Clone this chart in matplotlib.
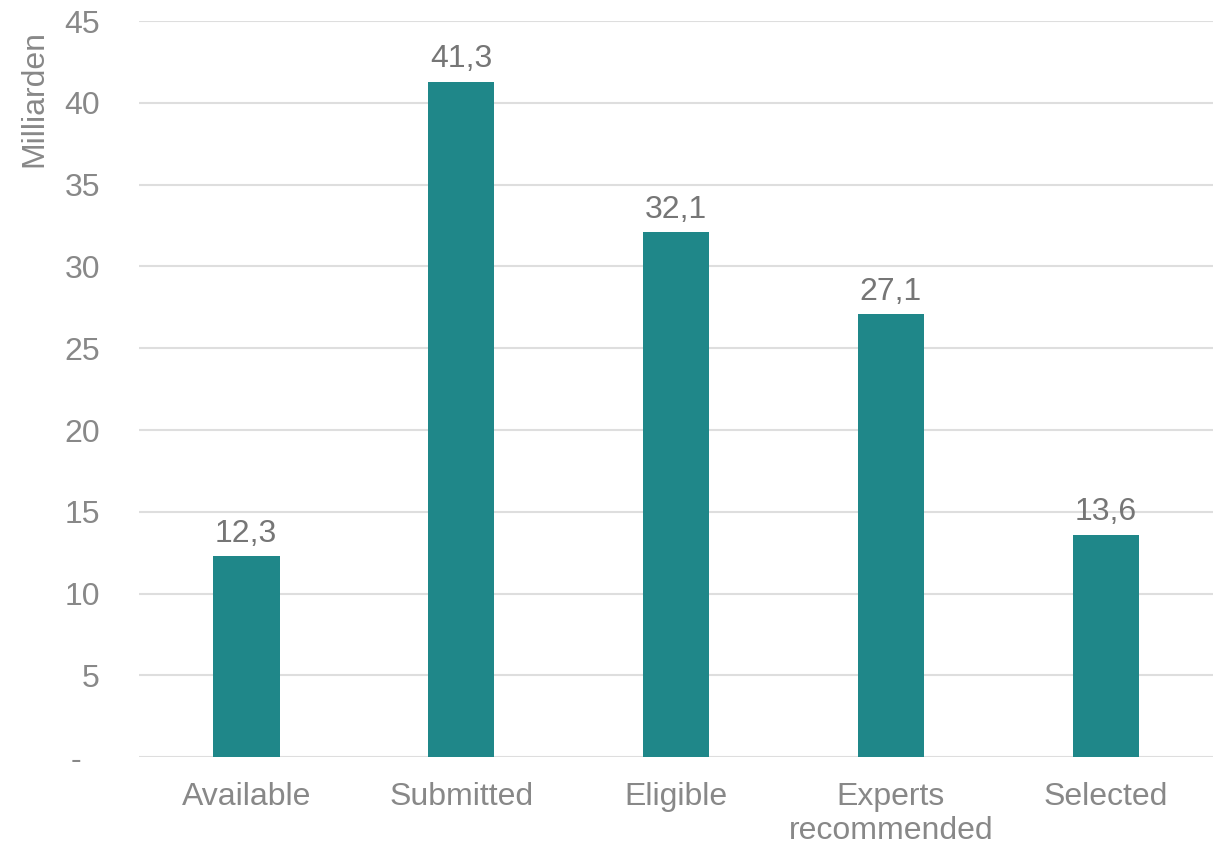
import matplotlib.pyplot as plt

categories = ["Available", "Submitted", "Eligible", "Experts\nrecommended", "Selected"]
values = [12.3, 41.3, 32.1, 27.1, 13.6]
yticks = [0, 5, 10, 15, 20, 25, 30, 35, 40, 45]
ytick_labels = ["-  ", "5", "10", "15", "20", "25", "30", "35", "40", "45"]

bar_color = "#1F8789"
text_color = "#888888"
label_color = "#767676"
grid_color = "#DEDEDE"

plt.rcParams["font.family"] = ["Liberation Sans", "DejaVu Sans"]

fig = plt.figure(figsize=(12.17, 8.46), dpi=100)
ax = fig.add_axes([0.114, 0.105, 0.883, 0.870])

x = list(range(len(categories)))
bars = ax.bar(x, values, width=0.31, color=bar_color, zorder=3)

for b, v in zip(bars, values):
    ax.text(b.get_x() + b.get_width() / 2, v + 0.45, f"{v:.1f}".replace(".", ","),
            ha="center", va="bottom", fontsize=23, color=label_color)

ax.set_xlim(-0.5, len(categories) - 0.5)
ax.set_ylim(0, 45)
ax.set_yticks(yticks)
ax.set_yticklabels(ytick_labels)
ax.set_xticks(x)
ax.set_xticklabels(categories, linespacing=1.15)

ax.grid(axis="y", color=grid_color, linewidth=1.5, zorder=0)
for s in ax.spines.values():
    s.set_visible(False)
ax.tick_params(axis="both", length=0, labelsize=23, labelcolor=text_color)
ax.tick_params(axis="y", pad=28)
ax.tick_params(axis="x", pad=18)
ax.set_ylabel("Milliarden", fontsize=23, color=text_color)
ax.yaxis.set_label_coords(-0.083, 0.895)

fig.savefig("out.png", dpi=100)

Work required » Transcribe the material exactly, keeping every word and none of the pictures.

Correct response »
Clone this chart in matplotlib.
import matplotlib.pyplot as plt

categories = ["Available", "Submitted", "Eligible", "Experts\nrecommended", "Selected"]
values = [12.3, 41.3, 32.1, 27.1, 13.6]
yticks = [0, 5, 10, 15, 20, 25, 30, 35, 40, 45]
ytick_labels = ["-  ", "5", "10", "15", "20", "25", "30", "35", "40", "45"]

bar_color = "#1F8789"
text_color = "#888888"
label_color = "#767676"
grid_color = "#DEDEDE"

plt.rcParams["font.family"] = ["Liberation Sans", "DejaVu Sans"]

fig = plt.figure(figsize=(12.17, 8.46), dpi=100)
ax = fig.add_axes([0.114, 0.105, 0.883, 0.870])

x = list(range(len(categories)))
bars = ax.bar(x, values, width=0.31, color=bar_color, zorder=3)

for b, v in zip(bars, values):
    ax.text(b.get_x() + b.get_width() / 2, v + 0.45, f"{v:.1f}".replace(".", ","),
            ha="center", va="bottom", fontsize=23, color=label_color)

ax.set_xlim(-0.5, len(categories) - 0.5)
ax.set_ylim(0, 45)
ax.set_yticks(yticks)
ax.set_yticklabels(ytick_labels)
ax.set_xticks(x)
ax.set_xticklabels(categories, linespacing=1.15)

ax.grid(axis="y", color=grid_color, linewidth=1.5, zorder=0)
for s in ax.spines.values():
    s.set_visible(False)
ax.tick_params(axis="both", length=0, labelsize=23, labelcolor=text_color)
ax.tick_params(axis="y", pad=28)
ax.tick_params(axis="x", pad=18)
ax.set_ylabel("Milliarden", fontsize=23, color=text_color)
ax.yaxis.set_label_coords(-0.083, 0.895)

fig.savefig("out.png", dpi=100)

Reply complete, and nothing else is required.